EXERCISE REQUIREMENTS =
Say how many lines contain "with"; the answer is the number alone.

ENTRIES =
_____
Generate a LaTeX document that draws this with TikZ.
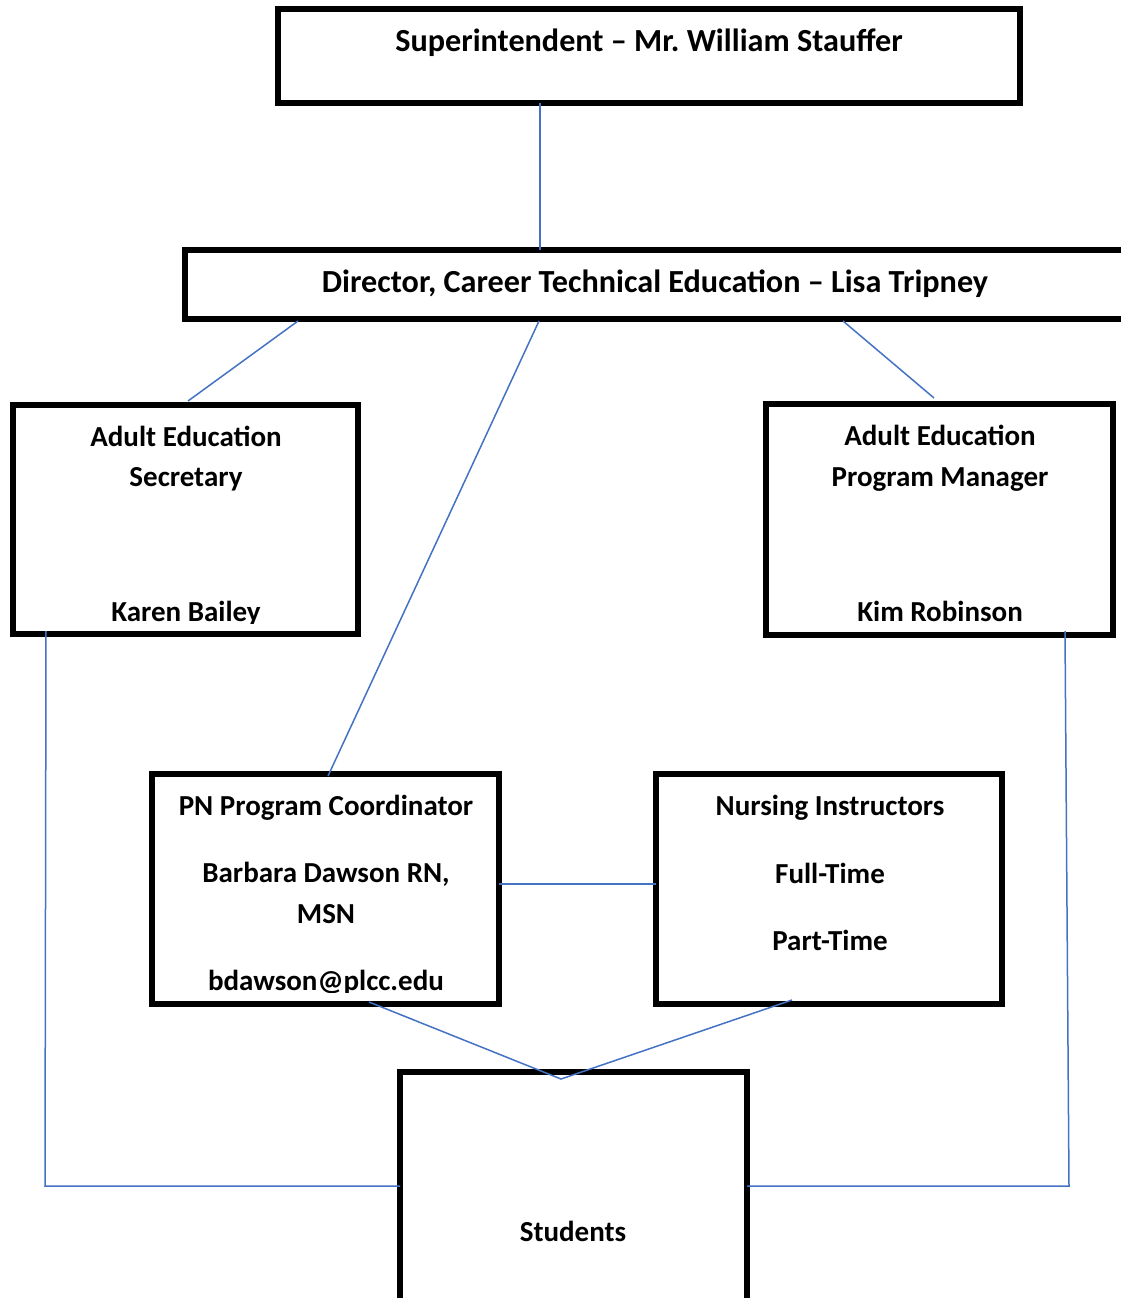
\documentclass[tikz,border=0pt]{standalone}
\usepackage{fontspec}
\setmainfont{Carlito}
\frenchspacing
\begin{document}
\begin{tikzpicture}[x=1pt,y=-1pt,
  box/.style={draw=black,line width=5.5pt,rectangle,inner sep=0pt,outer sep=0pt},
  lbl/.style={font=\bfseries\fontsize{29}{34}\selectfont,anchor=base,inner sep=0pt},
  biglbl/.style={lbl,font=\bfseries\fontsize{32.2}{38}\selectfont},
  conn/.style={draw={rgb,255:red,68;green,114;blue,196},line width=1.5pt}]
\useasboundingbox (0,0) rectangle (1121,1298);
\fill[white] (0,0) rectangle (1121,1298);
% boxes
\node[box,minimum width=742,minimum height=94] (sup) at (649,56) {};
\node[box,minimum width=955,minimum height=69] (dir) at (662.5,284.5) {};
\node[box,minimum width=345,minimum height=229] (sec) at (185.5,519.5) {};
\node[box,minimum width=347,minimum height=231] (mgr) at (939.5,519.5) {};
\node[box,minimum width=347,minimum height=230] (pn) at (325.5,889) {};
\node[box,minimum width=346,minimum height=230] (nur) at (829,889) {};
\node[box,minimum width=347,minimum height=248] (stu) at (573.5,1196) {};
% labels
\node[biglbl] (tsup) at (649,52) {Superintendent – Mr. William Stauffer};
\node[biglbl] (tdir) at (655,292) {Director, Career Technical Education – Lisa Tripney};
\node[lbl] (tsec1) at (186,446) {Adult Education};
\node[lbl] (tsec2) at (186,486) {Secretary};
\begin{scope}
\clip (13,405) rectangle (358,623.5);
\node[lbl] (tsec3) at (186,621.5) {Karen Bailey};
\end{scope}
\node[lbl] (tmgr1) at (940,445) {Adult Education};
\node[lbl] (tmgr2) at (940,486) {Program Manager};
\node[lbl] (tmgr3) at (940,621) {Kim Robinson};
\node[lbl] (tpn1) at (326,815) {PN Program Coordinator};
\node[lbl] (tpn2) at (326,882) {Barbara Dawson RN,};
\node[lbl] (tpn3) at (326,923) {MSN};
\begin{scope}
\clip (152,774) rectangle (499,992);
\node[lbl] (tpn4) at (326,990) {bdawson@plcc.edu};
\end{scope}
\node[lbl] (tnur1) at (830,815) {Nursing Instructors};
\node[lbl] (tnur2) at (830,883) {Full-Time};
\node[lbl] (tnur3) at (830,950) {Part-Time};
\node[lbl] (tstu) at (573,1241) {Students};
% connectors
\coordinate (jl) at (45,1186);
\coordinate (jr) at (1069,1186);
\coordinate (apex) at (561,1079);
\draw[conn] (sup.south -| 540,0) -- (dir.north -| 540,0);
\draw[conn] (298,321) -- (188,401);
\draw[conn] (539,321) -- (328,776);
\draw[conn] (843,321) -- (934,398);
\draw[conn] (46,631) -- (jl) -- (stu.west |- jl);
\draw[conn] (1065,631) -- (jr) -- (stu.east |- jr);
\draw[conn] (pn.east |- 0,884) -- (nur.west |- 0,884);
\draw[conn] (369,1002) -- (apex) -- (792,1000);
\end{tikzpicture}
\end{document}
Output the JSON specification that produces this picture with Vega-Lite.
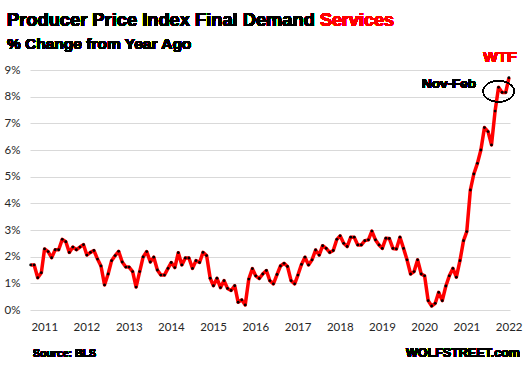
{
  "$schema": "https://vega.github.io/schema/vega-lite/v6.json",
  "width": 480,
  "height": 240,
  "autosize": {"type": "none"},
  "padding": {"left": 30, "top": 70, "right": 13, "bottom": 60},
  "background": "white",
  "config": {"view": {"stroke": null}, "font": "Lato"},
  "data": {
    "values": [
      {"date": "2010-11-01", "v": 1.69}, {"date": "2010-12-01", "v": 1.69},
      {"date": "2011-01-01", "v": 1.21}, {"date": "2011-02-01", "v": 1.40}, {"date": "2011-03-01", "v": 2.29}, {"date": "2011-04-01", "v": 2.19}, {"date": "2011-05-01", "v": 1.96}, {"date": "2011-06-01", "v": 2.26}, {"date": "2011-07-01", "v": 2.26}, {"date": "2011-08-01", "v": 2.65}, {"date": "2011-09-01", "v": 2.56}, {"date": "2011-10-01", "v": 2.16}, {"date": "2011-11-01", "v": 2.36}, {"date": "2011-12-01", "v": 2.26},
      {"date": "2012-01-01", "v": 2.36}, {"date": "2012-02-01", "v": 2.45}, {"date": "2012-03-01", "v": 2.06}, {"date": "2012-04-01", "v": 2.16}, {"date": "2012-05-01", "v": 2.23}, {"date": "2012-06-01", "v": 1.91}, {"date": "2012-07-01", "v": 1.65}, {"date": "2012-08-01", "v": 0.94}, {"date": "2012-09-01", "v": 1.35}, {"date": "2012-10-01", "v": 1.85}, {"date": "2012-11-01", "v": 2.04}, {"date": "2012-12-01", "v": 2.20},
      {"date": "2013-01-01", "v": 1.80}, {"date": "2013-02-01", "v": 1.61}, {"date": "2013-03-01", "v": 1.61}, {"date": "2013-04-01", "v": 1.44}, {"date": "2013-05-01", "v": 0.86}, {"date": "2013-06-01", "v": 1.44}, {"date": "2013-07-01", "v": 1.99}, {"date": "2013-08-01", "v": 2.19}, {"date": "2013-09-01", "v": 1.80}, {"date": "2013-10-01", "v": 1.98}, {"date": "2013-11-01", "v": 1.50}, {"date": "2013-12-01", "v": 1.31},
      {"date": "2014-01-01", "v": 1.31}, {"date": "2014-02-01", "v": 1.56}, {"date": "2014-03-01", "v": 1.78}, {"date": "2014-04-01", "v": 1.59}, {"date": "2014-05-01", "v": 2.15}, {"date": "2014-06-01", "v": 1.69}, {"date": "2014-07-01", "v": 1.95}, {"date": "2014-08-01", "v": 1.95}, {"date": "2014-09-01", "v": 1.56}, {"date": "2014-10-01", "v": 1.85}, {"date": "2014-11-01", "v": 1.78}, {"date": "2014-12-01", "v": 2.16},
      {"date": "2015-01-01", "v": 2.04}, {"date": "2015-02-01", "v": 1.19}, {"date": "2015-03-01", "v": 0.91}, {"date": "2015-04-01", "v": 1.19}, {"date": "2015-05-01", "v": 0.84}, {"date": "2015-06-01", "v": 1.10}, {"date": "2015-07-01", "v": 0.81}, {"date": "2015-08-01", "v": 0.73}, {"date": "2015-09-01", "v": 0.91}, {"date": "2015-10-01", "v": 0.29}, {"date": "2015-11-01", "v": 0.38}, {"date": "2015-12-01", "v": 0.19},
      {"date": "2016-01-01", "v": 1.16}, {"date": "2016-02-01", "v": 1.55}, {"date": "2016-03-01", "v": 1.28}, {"date": "2016-04-01", "v": 1.18}, {"date": "2016-05-01", "v": 1.35}, {"date": "2016-06-01", "v": 1.48}, {"date": "2016-07-01", "v": 1.10}, {"date": "2016-08-01", "v": 0.98}, {"date": "2016-09-01", "v": 1.33}, {"date": "2016-10-01", "v": 1.65}, {"date": "2016-11-01", "v": 1.75}, {"date": "2016-12-01", "v": 1.63},
      {"date": "2017-01-01", "v": 1.10}, {"date": "2017-02-01", "v": 0.98}, {"date": "2017-03-01", "v": 1.31}, {"date": "2017-04-01", "v": 1.71}, {"date": "2017-05-01", "v": 1.98}, {"date": "2017-06-01", "v": 1.69}, {"date": "2017-07-01", "v": 1.88}, {"date": "2017-08-01", "v": 2.25}, {"date": "2017-09-01", "v": 2.06}, {"date": "2017-10-01", "v": 2.41}, {"date": "2017-11-01", "v": 2.31}, {"date": "2017-12-01", "v": 2.16},
      {"date": "2018-01-01", "v": 2.23}, {"date": "2018-02-01", "v": 2.65}, {"date": "2018-03-01", "v": 2.78}, {"date": "2018-04-01", "v": 2.50}, {"date": "2018-05-01", "v": 2.38}, {"date": "2018-06-01", "v": 2.73}, {"date": "2018-07-01", "v": 2.73}, {"date": "2018-08-01", "v": 2.44}, {"date": "2018-09-01", "v": 2.44}, {"date": "2018-10-01", "v": 2.60}, {"date": "2018-11-01", "v": 2.63}, {"date": "2018-12-01", "v": 2.96},
      {"date": "2019-01-01", "v": 2.63}, {"date": "2019-02-01", "v": 2.44}, {"date": "2019-03-01", "v": 2.31}, {"date": "2019-04-01", "v": 2.69}, {"date": "2019-05-01", "v": 2.68}, {"date": "2019-06-01", "v": 2.31}, {"date": "2019-07-01", "v": 2.29}, {"date": "2019-08-01", "v": 2.73}, {"date": "2019-09-01", "v": 2.31}, {"date": "2019-10-01", "v": 1.88}, {"date": "2019-11-01", "v": 1.35}, {"date": "2019-12-01", "v": 1.44},
      {"date": "2020-01-01", "v": 1.88}, {"date": "2020-02-01", "v": 1.35}, {"date": "2020-03-01", "v": 1.28}, {"date": "2020-04-01", "v": 0.35}, {"date": "2020-05-01", "v": 0.15}, {"date": "2020-06-01", "v": 0.25}, {"date": "2020-07-01", "v": 0.66}, {"date": "2020-08-01", "v": 0.35}, {"date": "2020-09-01", "v": 0.90}, {"date": "2020-10-01", "v": 1.28}, {"date": "2020-11-01", "v": 1.56}, {"date": "2020-12-01", "v": 1.23},
      {"date": "2021-01-01", "v": 1.85}, {"date": "2021-02-01", "v": 2.60}, {"date": "2021-03-01", "v": 2.94}, {"date": "2021-04-01", "v": 4.50}, {"date": "2021-05-01", "v": 5.10}, {"date": "2021-06-01", "v": 5.50}, {"date": "2021-07-01", "v": 6.00}, {"date": "2021-08-01", "v": 6.84}, {"date": "2021-09-01", "v": 6.69}, {"date": "2021-10-01", "v": 6.19}, {"date": "2021-11-01", "v": 7.46}, {"date": "2021-12-01", "v": 8.35},
      {"date": "2022-01-01", "v": 8.16}, {"date": "2022-02-01", "v": 8.16}, {"date": "2022-03-01", "v": 8.71}
    ]
  },
  "encoding": {
    "x": {
      "field": "date",
      "type": "temporal",
      "scale": {
        "type": "utc",
        "domain": [
          {"year": 2010, "month": 10, "date": 26, "utc": true},
          {"year": 2022, "month": 3, "date": 10, "utc": true}
        ]
      },
      "axis": {
        "title": null,
        "grid": false,
        "domain": false,
        "ticks": false,
        "format": "%Y",
        "formatType": "utc",
        "values": [
          {"year": 2011, "month": 1, "date": 1, "utc": true},
          {"year": 2012, "month": 1, "date": 1, "utc": true},
          {"year": 2013, "month": 1, "date": 1, "utc": true},
          {"year": 2014, "month": 1, "date": 1, "utc": true},
          {"year": 2015, "month": 1, "date": 1, "utc": true},
          {"year": 2016, "month": 1, "date": 1, "utc": true},
          {"year": 2017, "month": 1, "date": 1, "utc": true},
          {"year": 2018, "month": 1, "date": 1, "utc": true},
          {"year": 2019, "month": 1, "date": 1, "utc": true},
          {"year": 2020, "month": 1, "date": 1, "utc": true},
          {"year": 2021, "month": 1, "date": 1, "utc": true},
          {"year": 2022, "month": 1, "date": 1, "utc": true}
        ],
        "labelOffset": 6.5,
        "labelPadding": 11,
        "labelFont": "Lato",
        "labelFontSize": 11.5,
        "labelColor": "#262626",
        "labelFlush": false,
        "labelOverlap": false
      }
    },
    "y": {
      "field": "v",
      "type": "quantitative",
      "scale": {"domain": [0, 9], "nice": false},
      "axis": {
        "title": null,
        "values": [0, 1, 2, 3, 4, 5, 6, 7, 8, 9],
        "labelExpr": "datum.value + '%'",
        "domain": false,
        "ticks": false,
        "grid": true,
        "gridColor": "#d9d9d9",
        "gridWidth": 1,
        "labelPadding": 10,
        "labelFont": "Lato",
        "labelFontSize": 11.5,
        "labelColor": "#262626"
      }
    }
  },
  "layer": [
    {"mark": {"type": "line", "color": "#ff0000", "strokeWidth": 3.5, "strokeJoin": "round"}},
    {"mark": {"type": "point", "filled": true, "color": "#000000", "size": 8, "opacity": 1}},
    {
      "mark": {"type": "text", "text": "Producer Price Index Final Demand", "color": "#000000", "font": "Liberation Sans", "fontSize": 18.3, "fontWeight": "bold", "align": "left", "baseline": "alphabetic"},
      "encoding": {
        "x": {"datum": {"year": 2010, "month": 4, "date": 10, "utc": true}, "type": "temporal"},
        "y": {"datum": 10.65, "type": "quantitative"}
      }
    },
    {
      "mark": {"type": "text", "text": "Services", "color": "#ff0000", "font": "Liberation Sans", "fontSize": 18, "fontWeight": "bold", "align": "left", "baseline": "alphabetic"},
      "encoding": {
        "x": {"datum": {"year": 2017, "month": 9, "date": 8, "utc": true}, "type": "temporal"},
        "y": {"datum": 10.65, "type": "quantitative"}
      }
    },
    {
      "mark": {"type": "text", "text": "% Change from Year Ago", "color": "#000000", "font": "Liberation Sans", "fontSize": 15.5, "fontWeight": "bold", "align": "left", "baseline": "alphabetic"},
      "encoding": {
        "x": {"datum": {"year": 2010, "month": 4, "date": 10, "utc": true}, "type": "temporal"},
        "y": {"datum": 9.8, "type": "quantitative"}
      }
    },
    {
      "mark": {"type": "text", "text": "WTF", "color": "#ff0000", "font": "Liberation Sans", "fontSize": 15.5, "fontWeight": "bold", "align": "center", "baseline": "middle"},
      "encoding": {
        "x": {"datum": {"year": 2021, "month": 12, "date": 13, "utc": true}, "type": "temporal"},
        "y": {"datum": 9.47, "type": "quantitative"}
      }
    },
    {
      "mark": {"type": "text", "text": "Nov-Feb", "color": "#000000", "font": "Liberation Sans", "fontSize": 13.5, "fontWeight": "bold", "align": "center", "baseline": "middle"},
      "encoding": {
        "x": {"datum": {"year": 2020, "month": 9, "date": 28, "utc": true}, "type": "temporal"},
        "y": {"datum": 8.49, "type": "quantitative"}
      }
    },
    {
      "mark": {"type": "point", "shape": "M -1 0 A 1 0.68 0 1 0 1 0 A 1 0.68 0 1 0 -1 0 Z", "filled": false, "stroke": "#000000", "strokeWidth": 1, "size": 961, "opacity": 1},
      "encoding": {
        "x": {"datum": {"year": 2021, "month": 12, "date": 2, "utc": true}, "type": "temporal"},
        "y": {"datum": 8.2, "type": "quantitative"}
      }
    },
    {
      "mark": {"type": "text", "text": "Source: BLS", "color": "#000000", "font": "Liberation Sans", "fontSize": 10.5, "fontWeight": "bold", "align": "left", "baseline": "middle"},
      "encoding": {
        "x": {"datum": {"year": 2010, "month": 11, "date": 21, "utc": true}, "type": "temporal"},
        "y": {"datum": -1.65, "type": "quantitative"}
      }
    },
    {
      "mark": {"type": "text", "text": "WOLFSTREET.com", "color": "#000000", "font": "Liberation Sans", "fontSize": 12.5, "fontWeight": "bold", "align": "right", "baseline": "middle"},
      "encoding": {
        "x": {"datum": {"year": 2022, "month": 6, "date": 4, "utc": true}, "type": "temporal"},
        "y": {"datum": -1.61, "type": "quantitative"}
      }
    }
  ]
}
_____
SOLUTION FOR THIS EXERCISE =
2